Through so much to admire about Bangladesh’s performances right through this tournament, and even this match, the message that came through was that Bangladesh are not ready to be world-beaters yet. But they may be closer than they have ever been before – there have been enough signs of that lately.
Here is the final through the Impact Index prism.
Shakib Al Hasan was the highest impact player in the match. As he is for Bangladesh in ODI cricket history, he was the highest impact batsman as well as bowler in the match. As the 5th-highest impact current ODI player in the world (minimum 75 matches; after Kallis, Dhoni, Watson and Tendulkar), Shakib had everything going for him in this innings when he began to take completely unwarranted risks, and finally perished to a poor shot. When dismissed for 68 in 72 balls (IMPACT 3.88), he would have perhaps hoped for a team effort to see them through. It did come through Mortaza (18 in 9 balls; IMPACT 1.34) and Mahmudullah (17 in 16 balls; IMPACT 0.99) but it just wasn’t enough.
Shahid Afridi was the second-highest impact player in the match behind Shakib (but received the Man-of-the-Match award because of this utterly flawed idea that a member of the winning team should receive it). He had an all-round impact in the match (32 off 22, Batting IMPACT 2.87; 1 for 28 in 10 overs, Bowling IMPACT 2.27). He absorbed pressure at 133-6 (Pressure IMPACT 0.70), and overcame it brilliantly with a Strike Rate IMPACT of almost as much (0.67) – not a common occurrence at all. While bowling, he actually had the highest Economy IMPACT in the match – thus affecting the flow of runs decisively both with the bat and the ball.
Tamim Iqbal, the second-highest impact batsman for Bangladesh in the match, yet again (fourth consecutive fifty) gave the much desired start to Bangladesh’s innings. His well-paced innings (60 off 68 balls, Strike Rate IMPACT 0.26) ensured that Bangladesh kept the required run-rate in check in the first part of their chase despite Nazimuddin’s over-cautious approach.

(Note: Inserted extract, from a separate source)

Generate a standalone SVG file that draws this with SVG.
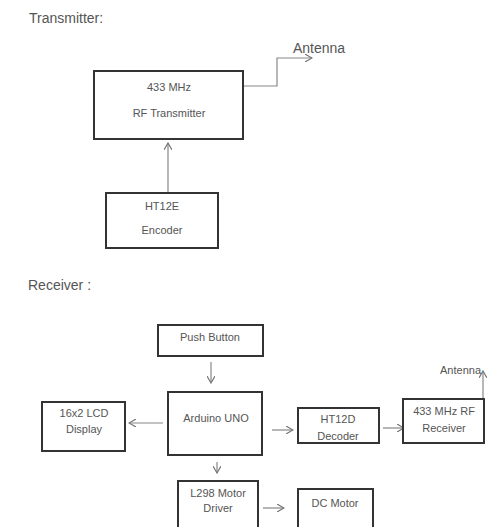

was the highest impact bowler for Pakistan in the match. His tight overs (2 for 40 in 10 overs; IMPACT 2.83) kept Bangladesh’s run-rate in check. Aizaz Cheema was expensive (3 for 46 in 7 overs; Economy IMPACT - 0.61), but his three wickets came at crucial times and his tension-fraught last over clinched the issue for his team.
Pakistan dealt with pressure outstandingly right through the match – the main reason why they prevailed. While batting too, they were 19-2, then 70-4, then 133-6 but along with Afridi, wicketkeeper Sarfraz Ahmed played a superb innings (46 off 52; IMPACT 3.43) at the end with a Pressure IMPACT of 0.70. Interestingly, Md Hafeez (Pressure IMPACT 0.84), Umar Akmal (Pressure IMPACT 0.89) and Hammad Azam (Pressure IMPACT 0.89) all absorbed considerable pressure before that – if Bangladesh had displayed even a quarter of their combined effectiveness under pressure, they would have made history.
While Abdur Razzak for Bangladesh had the highest Economy IMPACT in the match (0.98), his effort was almost entirely washed off as Shahadat Hossain had a huge negative Economy IMPACT in the match (-0.97), almost entirely attributable to his last over of 19 runs in Pakistan’s innings.
In the end, Bangladesh lost the match more due to their poor shot selection while chasing after Shakib Al Hasan and Tamim Iqbal (Bangladesh’s highest impact batsmen in the match) had set it up well (both of them were sadly guilty of the same too). Overall, Pakistan’s Team IMPACT in the match was 1.95 compared to Bangladesh’s 1.75. So near, yet so far.